Ecology head signs new rule on water, exempt wells in basin - New exempt wells in certain areas will be limited to 1,250 gallons a day for single residences.

Updated: Friday, August 3, 2007 2:09 PM PDT

New water rules that will sharply curtail some new exempt wells in the Walla Walla River basin were signed Thursday.

State Department of Ecology Director Jay Manning put his signature on the amendments, which will now be sent to the state Office of Code Reviser, said Hedia Adelsman, Ecology executive policy advisor.

Among the changes made by the new rules are requirements that new exempt wells drilled in certain areas be limited to 1,250 gallons a day for single residences and that they may not be used for irrigation between May and November unless owners provide ``bucket-for-bucket'' mitigation to replace withdrawals.

The areas affected will be lands zoned for lot sizes of 10 acres or less in the county. About 3.7 percent of the land in Walla Walla County is under that zoning, according to the county Community Development Department.

Concerns over the mitigation requirements led to a conference call in June between Manning, Walla Walla and Columbia County commissioners, state legislators and others. Officials at that time agreed to work to create a ``water bank'' to let landowners obtain water for irrigation during restricted months.

The plan worked out by local and state officials calls for the Washington Water Trust, a nonprofit agency based in Seattle, to acquire water on behalf of Ecology.
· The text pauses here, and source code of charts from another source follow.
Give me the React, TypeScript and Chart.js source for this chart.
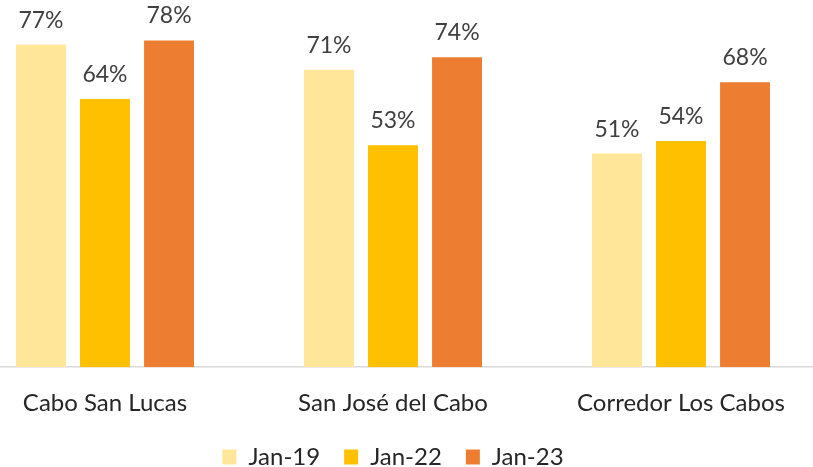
import React, { useEffect, useRef } from "react";
import { Chart, registerables } from "chart.js";

Chart.register(...registerables);

const categories = ["Cabo San Lucas", "San José del Cabo", "Corredor Los Cabos"];
const seriesNames = ["Jan-19", "Jan-22", "Jan-23"];
const jan19 = [77, 71, 51];
const jan22 = [64, 53, 54];
const jan23 = [78, 74, 68];
const seriesColors = ["#FFE699", "#FFC000", "#ED7D31"];

const FONT = "Lato, 'Noto Sans', sans-serif";

const valueLabels = {
  id: "valueLabels",
  afterDatasetsDraw(chart: any) {
    const ctx = chart.ctx;
    ctx.save();
    ctx.font = `23px ${FONT}`;
    ctx.fillStyle = "#404040";
    ctx.textAlign = "center";
    ctx.textBaseline = "alphabetic";
    chart.data.datasets.forEach((ds: any, di: number) => {
      const meta = chart.getDatasetMeta(di);
      meta.data.forEach((el: any, i: number) => {
        ctx.fillText(`${ds.data[i]}%`, el.x, el.y - 17);
      });
    });
    ctx.restore();
  },
};

export default function App() {
  const ref = useRef<HTMLCanvasElement>(null);
  useEffect(() => {
    if (!ref.current) return;
    const series = [jan19, jan22, jan23];
    const chart = new Chart(ref.current, {
      type: "bar",
      data: {
        labels: categories,
        datasets: seriesNames.map((n, i) => ({
          label: n,
          data: series[i],
          backgroundColor: seriesColors[i],
          borderWidth: 0,
          categoryPercentage: 0.667,
          barPercentage: 0.78,
        })),
      },
      options: {
        responsive: false,
        animation: false,
        devicePixelRatio: 1,
        layout: { padding: { top: 32, bottom: 0, left: 0, right: 0 } },
        scales: {
          x: {
            grid: { display: false, drawTicks: false },
            border: { display: true, color: "#D9D9D9", width: 1.5 },
            ticks: {
              color: "#262626",
              font: { family: FONT, size: 24 },
              padding: 22,
            },
            afterFit: (scale: any) => {
              scale.height -= 19;
            },
          },
          y: {
            display: false,
            min: 0,
            max: 80,
          },
        },
        plugins: {
          legend: {
            position: "bottom",
            labels: {
              color: "#262626",
              font: { family: FONT, size: 24 },
              boxWidth: 14,
              boxHeight: 15,
              padding: 24,
            },
          },
          tooltip: { enabled: false },
        },
      },
      plugins: [valueLabels],
    });
    return () => chart.destroy();
  }, []);
  return (
    <div
      style={{
        position: "fixed",
        left: 0,
        top: 0,
        width: 813,
        height: 467,
        overflow: "hidden",
        background: "#fff",
      }}
    >
      <canvas
        ref={ref}
        width={864}
        height={479}
        style={{ position: "absolute", left: -39, top: 0, width: 864, height: 479 }}
      />
    </div>
  );
}
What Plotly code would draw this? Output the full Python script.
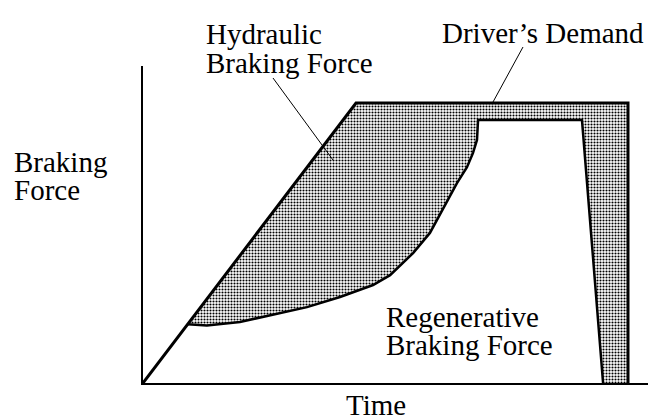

Residents would then be able to pay a one-time fee to use up to 1,000 gallons a day for irrigation from May through November.

The amendments also establish minimum in-stream flows, require new exempt wells to be metered and limit stock-watering based on parcel sizes.

Adelsman said today the new rules should go into effect Sept. 5, 30 days after the signing.

A question-and-answer guide on the new rules will be posted on the Ecology Web site and printed versions will also be distributed to the county Community Development Department and elsewhere, such as real estate offices, Adelsman said.

A public workshop on the new amendments is being planned to be held sometime in September, Adelsman said. A specific date has not yet been set.


Amendments to the state water rule for the Walla Walla River Basin. Among the changes are restrictions on new exempt wells in certain areas. Restrictions include how much water can be withdrawn and a requirement for ``bucket for bucket'' mitigation to replace water used for irrigation between May and November.


People in the Walla Walla River Basin who want to drill new exempt wells in the shallow aquifer in areas zoned for minimum lot sizes of 10 acres or less.


People with existing water rights or who have an exempt well that is now in use, people who can obtain a water rights transfer or those who can drill into the deep basalt aquifer.


A well exempt from state water-right permitting requirements (RCW 90.44.050). Such wells are intended to provide up to 5,000 gallons of water per day for livestock, domestic use in single homes or small groups of homes, watering non-commercial lawns or gardens up to a half-acre and industrial purposes.


According to Ecology, restrictions are needed to address the impact of new exempt wells on existing water rights and on efforts to protect and restore stream flows in the Touchet, Walla Walla and Mill Creek/Yellowhawk Creek system.